Wie sieht es bei euch aus?

Seid ihr sehnentechnisch auf der sicheren Seite oder überrascht euch euer Risiko?Teilt gerne eure Erfahrungsberichte und tauscht euch in den Kommentaren aus. Schaut außerdem ab jetzt jede Woche auf unserem HEALTH BLOCK und bei Physiotherapie: Schmerzfrei Laufen vorbei – nächste Woche geht es weiter mit dem Thema Plantarfasziopathie!

Quellenverzeichnis:

  1. Cook JL, Purdam CR. The continuum model of tendon pathology. Br J Sports Med. 2016;50:1187‑1191.

  2. Videbæk S, et al. Running‑related injury epidemiology: systematic review. J Orthop Sports Phys Ther. 2015;45:513‑526.
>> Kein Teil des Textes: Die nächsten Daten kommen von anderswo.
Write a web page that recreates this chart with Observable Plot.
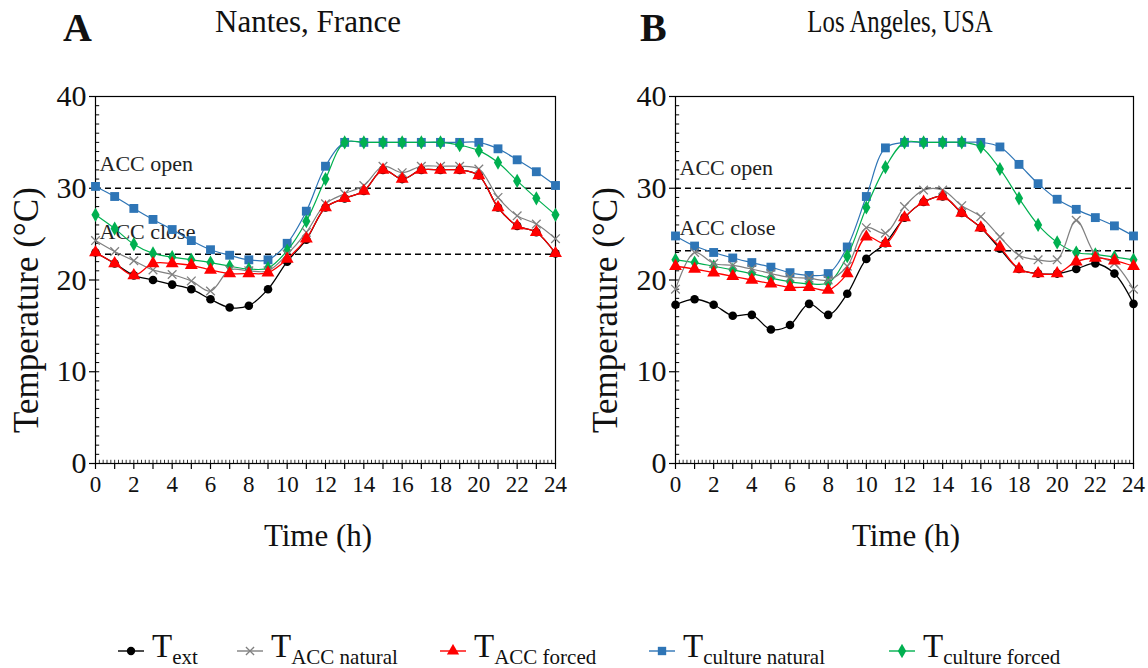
<!DOCTYPE html>
<html><head><meta charset="utf-8">
<script src="https://cdn.jsdelivr.net/npm/d3@7"></script>
<script src="https://cdn.jsdelivr.net/npm/@observablehq/plot@0.6"></script>
<style>
body{margin:0;background:#fff;font-family:"Liberation Serif",serif;}
#wrap{position:relative;width:1148px;height:668px;overflow:hidden;background:#fff;}
.abs{position:absolute;white-space:nowrap;color:#111;line-height:1;font-family:"Liberation Serif",serif;}
.panel{font-size:40px;font-weight:bold;}
.title{font-size:31px;transform:translateX(-50%);}
.title.narrow{transform:translateX(-50%) scaleX(0.8);}
.xlabel{font-size:31px;transform:translateX(-50%);}
.ylabel{font-size:35px;transform:translate(-50%,-50%) rotate(-90deg);}
.leg{position:absolute;top:630px;display:flex;align-items:flex-end;white-space:nowrap;color:#111;font-family:"Liberation Serif",serif;}
.leg svg{margin-right:8px;margin-bottom:10px;}
.leg .T{font-size:33px;line-height:1;}
.leg sub{font-size:21px;vertical-align:-7px;line-height:1;}
#pa,#pb{position:absolute;top:0;}
#pa{left:0;} #pb{left:574px;}
</style></head>
<body><div id="wrap">
<div id="pa"></div><div id="pb"></div>
</div>
<script>
// ---------- data ----------
const hours = [0,1,2,3,4,5,6,7,8,9,10,11,12,13,14,15,16,17,18,19,20,21,22,23,24];
const seriesNames = ["Text","TACC natural","TACC forced","Tculture natural","Tculture forced"];

// Panel A: Nantes, France
const nantesExt        = [23.0,21.8,20.5,20.0,19.5,19.0,17.9,17.0,17.2,19.0,22.0,24.4,27.9,28.9,29.7,32.0,31.0,32.0,32.0,32.0,31.4,27.9,25.9,25.2,22.9];
const nantesAccNatural = [24.3,23.1,22.1,21.1,20.6,19.9,18.8,21.1,21.0,21.0,22.8,25.2,28.3,29.4,30.3,32.4,31.7,32.4,32.4,32.4,32.1,29.0,27.0,26.1,24.5];
const nantesAccForced  = [23.0,21.8,20.5,21.8,21.8,21.6,21.1,20.7,20.7,20.8,22.3,24.5,27.9,28.9,29.7,32.0,31.0,32.0,32.0,32.0,31.4,27.9,25.9,25.2,22.9];
const nantesCulNatural = [30.2,29.1,27.8,26.6,25.5,24.3,23.3,22.7,22.2,22.2,24.0,27.5,32.4,35.0,35.0,35.0,35.0,35.0,35.0,35.0,35.0,34.3,33.1,31.8,30.3];
const nantesCulForced  = [27.1,25.6,23.9,22.9,22.5,22.2,21.9,21.5,21.2,21.3,23.2,26.4,31.0,35.0,35.0,35.0,35.0,35.0,35.0,34.7,34.1,32.8,30.8,28.9,27.1];
const nantesThresholds = [30.0, 22.8]; // ACC open, ACC close

// Panel B: Los Angeles, USA
const laExt        = [17.3,17.9,17.3,16.1,16.2,14.6,15.1,17.4,16.2,18.5,22.3,24.0,26.8,28.5,29.1,27.3,25.7,23.4,21.2,20.7,20.7,21.2,21.8,20.7,17.4];
const laAccNatural = [19.0,23.0,21.8,21.6,21.2,20.7,20.3,20.2,20.0,21.5,25.7,25.1,28.0,29.8,29.8,28.1,26.9,24.7,22.7,22.2,22.2,26.5,22.8,21.8,19.0];
const laAccForced  = [21.5,21.2,20.8,20.4,20.0,19.6,19.2,19.2,18.9,20.7,24.7,24.0,26.8,28.5,29.1,27.3,25.7,23.6,21.2,20.7,20.7,22.0,22.4,22.1,21.5];
const laCulNatural = [24.8,23.7,23.0,22.4,21.9,21.4,20.8,20.5,20.7,23.6,29.1,34.4,35.0,35.0,35.0,35.0,35.0,34.5,32.6,30.5,28.8,27.7,26.8,25.9,24.8];
const laCulForced  = [22.2,21.9,21.5,21.1,20.7,20.2,19.8,19.6,19.7,22.6,27.9,32.3,35.0,35.0,35.0,35.0,34.5,32.1,28.9,26.0,24.1,23.0,22.8,22.5,22.2];
const laThresholds = [30.0, 23.2];

const yTickValues = [0,10,20,30,40];
const xTickValues = [0,1,2,3,4,5,6,7,8,9,10,11,12,13,14,15,16,17,18,19,20,21,22,23,24];

// ---------- styles ----------
const styles = {
  "Text":             {color:"#000000", symbol:"circle",   r:4.3, hollow:false, width:1.3},
  "TACC natural":     {color:"#808080", symbol:"times",    r:4.0, hollow:true,  width:1.2},
  "TACC forced":      {color:"#ff0000", symbol:"triangle", r:4.8, hollow:false, width:1.3},
  "Tculture natural": {color:"#2e75b6", symbol:"square",   r:5.0, hollow:false, width:1.2},
  "Tculture forced":  {color:"#00b050", symbol:"diamond",  r:4.3, hollow:false, width:1.2}
};
const drawOrder = ["Tculture natural","Tculture forced","Text","TACC natural","TACC forced"];

function rows(arrs){
  const out=[];
  seriesNames.forEach((s,i)=>hours.forEach((h,j)=>out.push({s, h, v:arrs[i][j]})));
  return out;
}

function panel(arrs, thr, lblOpenY, lblCloseY, mLeft, mRight){
  const data = rows(arrs);
  const minorY = d3.range(0,40.01,1);
  const minorX = d3.range(0,24.01,0.2);
  const marks = [
    Plot.ruleY(minorY, {x1:0, x2:0.22, stroke:"#000", strokeWidth:1}),
    Plot.ruleX(minorX, {y1:0, y2:0.35, stroke:"#000", strokeWidth:0.8}),
    Plot.frame({stroke:"#000", strokeWidth:1.2}),
    Plot.axisY(yTickValues, {tickSize:6, tickPadding:3, fontSize:30, label:null, stroke:"#000", strokeWidth:1.2}),
    Plot.axisX(xTickValues, {tickSize:6, tickPadding:6, fontSize:23, label:null, stroke:"#000", strokeWidth:1.2,
      tickFormat: d => d % 2 === 0 ? String(d) : ""}),
    Plot.ruleY(thr, {stroke:"#000", strokeWidth:1.5, strokeDasharray:"6,4"}),
    Plot.text([{y:lblOpenY, t:"ACC open"},{y:lblCloseY, t:"ACC close"}],
      {x:0, y:"y", text:"t", textAnchor:"start", dx:4, fontSize:22, fill:"#222"})
  ];
  for (const s of drawOrder){
    const st = styles[s];
    const d = data.filter(r=>r.s===s);
    marks.push(Plot.line(d, {x:"h", y:"v", stroke:st.color, strokeWidth:st.width, curve:"catmull-rom"}));
    marks.push(Plot.dot(d, st.hollow
      ? {x:"h", y:"v", symbol:st.symbol, r:st.r, stroke:st.color, strokeWidth:1.3, fill:"none"}
      : {x:"h", y:"v", symbol:st.symbol, r:st.r, fill:st.color, stroke:"none"}));
  }
  return Plot.plot({
    width:574, height:560,
    marginTop:96, marginBottom:97, marginLeft:mLeft, marginRight:mRight,
    x:{domain:[0,24]}, y:{domain:[0,40]},
    style:{fontFamily:"Liberation Serif", background:"transparent", color:"#111"},
    marks
  });
}

document.getElementById("pa").append(panel(
  [nantesExt,nantesAccNatural,nantesAccForced,nantesCulNatural,nantesCulForced],
  nantesThresholds, 32.7, 25.2, 95, 19));
document.getElementById("pb").append(panel(
  [laExt,laAccNatural,laAccForced,laCulNatural,laCulForced],
  laThresholds, 32.2, 25.7, 101, 15));

// ---------- text ----------
const wrap = document.getElementById("wrap");
function addText(cls, txt, left, top){
  const d=document.createElement("div"); d.className="abs "+cls; d.textContent=txt;
  d.style.left=left+"px"; d.style.top=top+"px"; wrap.append(d);
}
addText("panel","A",63,8);
addText("panel","B",640,8);
addText("title","Nantes, France",308,6);
addText("title narrow","Los Angeles, USA",900,6);
addText("xlabel","Time (h)",318,520);
addText("xlabel","Time (h)",906,520);
addText("ylabel","Temperature (°C)",26,310);
addText("ylabel","Temperature (°C)",605,310);

// ---------- legend ----------
const legendItems = [
  {s:"Text", main:"T", sub:"ext", left:118},
  {s:"TACC natural", main:"T", sub:"ACC natural", left:237},
  {s:"TACC forced", main:"T", sub:"ACC forced", left:440},
  {s:"Tculture natural", main:"T", sub:"culture natural", left:649},
  {s:"Tculture forced", main:"T", sub:"culture forced", left:889}
];
const symPaths = {
  circle: d3.symbol(d3.symbolCircle, 55)(),
  times: d3.symbol(d3.symbolTimes, 45)(),
  triangle: d3.symbol(d3.symbolTriangle, 65)(),
  square: d3.symbol(d3.symbolSquare, 70)(),
  diamond: d3.symbol(d3.symbolDiamond, 60)()
};
for (const it of legendItems){
  const st = styles[it.s];
  const div = document.createElement("div"); div.className="leg"; div.style.left=it.left+"px";
  const hollow = st.hollow;
  div.innerHTML = `<svg width="26" height="14" viewBox="-13 -7 26 14">
    <line x1="-13" x2="13" y1="0" y2="0" stroke="${st.color}" stroke-width="1.4"/>
    <path d="${symPaths[st.symbol]}" fill="${hollow?'none':st.color}" stroke="${hollow?st.color:'none'}" stroke-width="1.3"/>
  </svg><span class="T">${it.main}<sub>${it.sub}</sub></span>`;
  wrap.append(div);
}
</script>
</body></html>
  3. Jiang X, Sárosi J, Bíró I. Lower‑limb injuries in trail runners: systematic review. Phys Act Health. 2024;8:137‑147.

  4. Nakaoka G, Barboza SD, Verhagen E, et al. The association between the acute:chronic workload ratio and running‑related injuries in Dutch runners: a prospective cohort study. Sports Med. 2021;51:2437‑2447.

  5. Orssatto LB, Fernandes G, Shield AJ, Trajano GS. Runners with mid‑portion Achilles tendinopathy have greater triceps surae intracortical inhibition than healthy controls. Scand J Med Sci Sports. 2022;32:728‑736.

  6. Maetz R, et al. Heavy‑slow resistance vs eccentric training for tendinopathy: meta‑analysis. Orthop J Sports Med. 2023;11:23259671231171178.

  7. Osborne JWA, et al. Muscle size and function in plantar heel pain: systematic review. J Orthop Sports Phys Ther. 2019;49:925‑933.

  8. van Leeuwen KD, et al. Higher BMI and plantar fasciopathy: meta‑analysis. Br J Sports Med. 2016;50:972‑981.

  9. van der Vlist AC, et al. Risk factors for Achilles tendinopathy: systematic review. Br J Sports Med. 2019;53:1352‑1363.

  10. Khatri M, Naughton RJ, Clifford T, et al. The effects of collagen peptide supplementation on body composition, collagen synthesis and recovery from joint injury and exercise: a systematic review. Amino Acids.2021;53:1493‑1506.